* Begin Data excerpt *

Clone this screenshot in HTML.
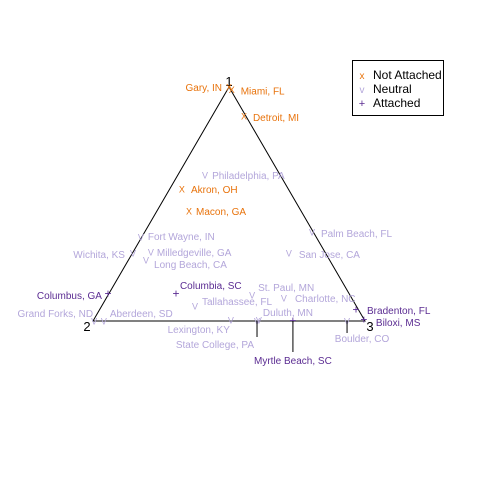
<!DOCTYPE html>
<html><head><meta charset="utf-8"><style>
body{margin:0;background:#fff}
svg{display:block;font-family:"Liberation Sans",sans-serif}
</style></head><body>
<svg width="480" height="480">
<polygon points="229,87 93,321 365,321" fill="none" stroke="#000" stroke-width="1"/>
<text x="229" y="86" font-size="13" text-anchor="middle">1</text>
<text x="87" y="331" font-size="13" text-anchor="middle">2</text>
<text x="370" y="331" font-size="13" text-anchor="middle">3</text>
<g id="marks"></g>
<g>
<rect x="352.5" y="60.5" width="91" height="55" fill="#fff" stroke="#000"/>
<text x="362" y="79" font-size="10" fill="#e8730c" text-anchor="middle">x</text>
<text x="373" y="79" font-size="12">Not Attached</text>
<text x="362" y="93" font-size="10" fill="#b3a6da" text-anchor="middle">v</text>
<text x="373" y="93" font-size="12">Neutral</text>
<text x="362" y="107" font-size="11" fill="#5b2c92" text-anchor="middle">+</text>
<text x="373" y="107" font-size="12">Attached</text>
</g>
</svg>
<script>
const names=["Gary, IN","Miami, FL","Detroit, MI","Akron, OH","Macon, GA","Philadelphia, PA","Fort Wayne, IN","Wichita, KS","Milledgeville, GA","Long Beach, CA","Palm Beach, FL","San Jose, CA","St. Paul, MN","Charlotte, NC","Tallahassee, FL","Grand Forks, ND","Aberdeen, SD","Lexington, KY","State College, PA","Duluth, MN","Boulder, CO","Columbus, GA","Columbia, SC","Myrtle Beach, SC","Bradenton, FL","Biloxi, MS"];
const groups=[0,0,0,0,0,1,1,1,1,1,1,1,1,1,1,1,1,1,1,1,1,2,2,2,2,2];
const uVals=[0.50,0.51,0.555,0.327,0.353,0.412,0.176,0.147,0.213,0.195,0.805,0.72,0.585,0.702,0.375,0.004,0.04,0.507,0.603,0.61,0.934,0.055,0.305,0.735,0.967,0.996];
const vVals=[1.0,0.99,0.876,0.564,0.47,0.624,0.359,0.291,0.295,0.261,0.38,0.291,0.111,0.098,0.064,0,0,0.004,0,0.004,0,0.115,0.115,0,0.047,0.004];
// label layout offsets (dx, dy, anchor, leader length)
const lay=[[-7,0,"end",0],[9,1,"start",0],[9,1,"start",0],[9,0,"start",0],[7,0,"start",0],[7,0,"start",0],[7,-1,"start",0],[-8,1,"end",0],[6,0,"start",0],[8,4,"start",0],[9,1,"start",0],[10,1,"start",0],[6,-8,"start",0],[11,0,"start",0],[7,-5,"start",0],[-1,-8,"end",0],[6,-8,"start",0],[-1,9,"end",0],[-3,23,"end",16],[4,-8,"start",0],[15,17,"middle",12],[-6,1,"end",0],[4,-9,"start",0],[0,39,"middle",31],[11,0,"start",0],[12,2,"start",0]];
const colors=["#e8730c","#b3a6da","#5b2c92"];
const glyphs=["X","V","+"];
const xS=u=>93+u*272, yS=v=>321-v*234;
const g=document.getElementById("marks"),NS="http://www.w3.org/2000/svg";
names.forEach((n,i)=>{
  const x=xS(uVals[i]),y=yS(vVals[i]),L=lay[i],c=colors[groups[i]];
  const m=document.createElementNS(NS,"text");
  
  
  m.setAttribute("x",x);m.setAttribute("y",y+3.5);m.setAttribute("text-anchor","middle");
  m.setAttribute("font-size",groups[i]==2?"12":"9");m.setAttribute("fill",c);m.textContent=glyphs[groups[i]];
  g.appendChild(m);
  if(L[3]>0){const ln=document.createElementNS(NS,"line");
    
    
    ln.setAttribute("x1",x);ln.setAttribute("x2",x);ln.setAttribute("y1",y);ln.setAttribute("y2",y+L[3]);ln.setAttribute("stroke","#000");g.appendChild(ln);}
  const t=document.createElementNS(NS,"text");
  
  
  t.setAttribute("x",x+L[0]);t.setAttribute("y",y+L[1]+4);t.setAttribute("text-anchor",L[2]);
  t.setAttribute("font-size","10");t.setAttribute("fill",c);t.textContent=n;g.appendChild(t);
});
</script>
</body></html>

* End Data excerpt *

* Aim of the exercise: Reproduce the material word for word. Any pictures should be left out of the copy.

* Result of this exercise:
Clone this screenshot in HTML.
<!DOCTYPE html>
<html><head><meta charset="utf-8"><style>
body{margin:0;background:#fff}
svg{display:block;font-family:"Liberation Sans",sans-serif}
</style></head><body>
<svg width="480" height="480">
<polygon points="229,87 93,321 365,321" fill="none" stroke="#000" stroke-width="1"/>
<text x="229" y="86" font-size="13" text-anchor="middle">1</text>
<text x="87" y="331" font-size="13" text-anchor="middle">2</text>
<text x="370" y="331" font-size="13" text-anchor="middle">3</text>
<g id="marks"></g>
<g>
<rect x="352.5" y="60.5" width="91" height="55" fill="#fff" stroke="#000"/>
<text x="362" y="79" font-size="10" fill="#e8730c" text-anchor="middle">x</text>
<text x="373" y="79" font-size="12">Not Attached</text>
<text x="362" y="93" font-size="10" fill="#b3a6da" text-anchor="middle">v</text>
<text x="373" y="93" font-size="12">Neutral</text>
<text x="362" y="107" font-size="11" fill="#5b2c92" text-anchor="middle">+</text>
<text x="373" y="107" font-size="12">Attached</text>
</g>
</svg>
<script>
const names=["Gary, IN","Miami, FL","Detroit, MI","Akron, OH","Macon, GA","Philadelphia, PA","Fort Wayne, IN","Wichita, KS","Milledgeville, GA","Long Beach, CA","Palm Beach, FL","San Jose, CA","St. Paul, MN","Charlotte, NC","Tallahassee, FL","Grand Forks, ND","Aberdeen, SD","Lexington, KY","State College, PA","Duluth, MN","Boulder, CO","Columbus, GA","Columbia, SC","Myrtle Beach, SC","Bradenton, FL","Biloxi, MS"];
const groups=[0,0,0,0,0,1,1,1,1,1,1,1,1,1,1,1,1,1,1,1,1,2,2,2,2,2];
const uVals=[0.50,0.51,0.555,0.327,0.353,0.412,0.176,0.147,0.213,0.195,0.805,0.72,0.585,0.702,0.375,0.004,0.04,0.507,0.603,0.61,0.934,0.055,0.305,0.735,0.967,0.996];
const vVals=[1.0,0.99,0.876,0.564,0.47,0.624,0.359,0.291,0.295,0.261,0.38,0.291,0.111,0.098,0.064,0,0,0.004,0,0.004,0,0.115,0.115,0,0.047,0.004];
// label layout offsets (dx, dy, anchor, leader length)
const lay=[[-7,0,"end",0],[9,1,"start",0],[9,1,"start",0],[9,0,"start",0],[7,0,"start",0],[7,0,"start",0],[7,-1,"start",0],[-8,1,"end",0],[6,0,"start",0],[8,4,"start",0],[9,1,"start",0],[10,1,"start",0],[6,-8,"start",0],[11,0,"start",0],[7,-5,"start",0],[-1,-8,"end",0],[6,-8,"start",0],[-1,9,"end",0],[-3,23,"end",16],[4,-8,"start",0],[15,17,"middle",12],[-6,1,"end",0],[4,-9,"start",0],[0,39,"middle",31],[11,0,"start",0],[12,2,"start",0]];
const colors=["#e8730c","#b3a6da","#5b2c92"];
const glyphs=["X","V","+"];
const xS=u=>93+u*272, yS=v=>321-v*234;
const g=document.getElementById("marks"),NS="http://www.w3.org/2000/svg";
names.forEach((n,i)=>{
  const x=xS(uVals[i]),y=yS(vVals[i]),L=lay[i],c=colors[groups[i]];
  const m=document.createElementNS(NS,"text");
  
  
  m.setAttribute("x",x);m.setAttribute("y",y+3.5);m.setAttribute("text-anchor","middle");
  m.setAttribute("font-size",groups[i]==2?"12":"9");m.setAttribute("fill",c);m.textContent=glyphs[groups[i]];
  g.appendChild(m);
  if(L[3]>0){const ln=document.createElementNS(NS,"line");
    
    
    ln.setAttribute("x1",x);ln.setAttribute("x2",x);ln.setAttribute("y1",y);ln.setAttribute("y2",y+L[3]);ln.setAttribute("stroke","#000");g.appendChild(ln);}
  const t=document.createElementNS(NS,"text");
  
  
  t.setAttribute("x",x+L[0]);t.setAttribute("y",y+L[1]+4);t.setAttribute("text-anchor",L[2]);
  t.setAttribute("font-size","10");t.setAttribute("fill",c);t.textContent=n;g.appendChild(t);
});
</script>
</body></html>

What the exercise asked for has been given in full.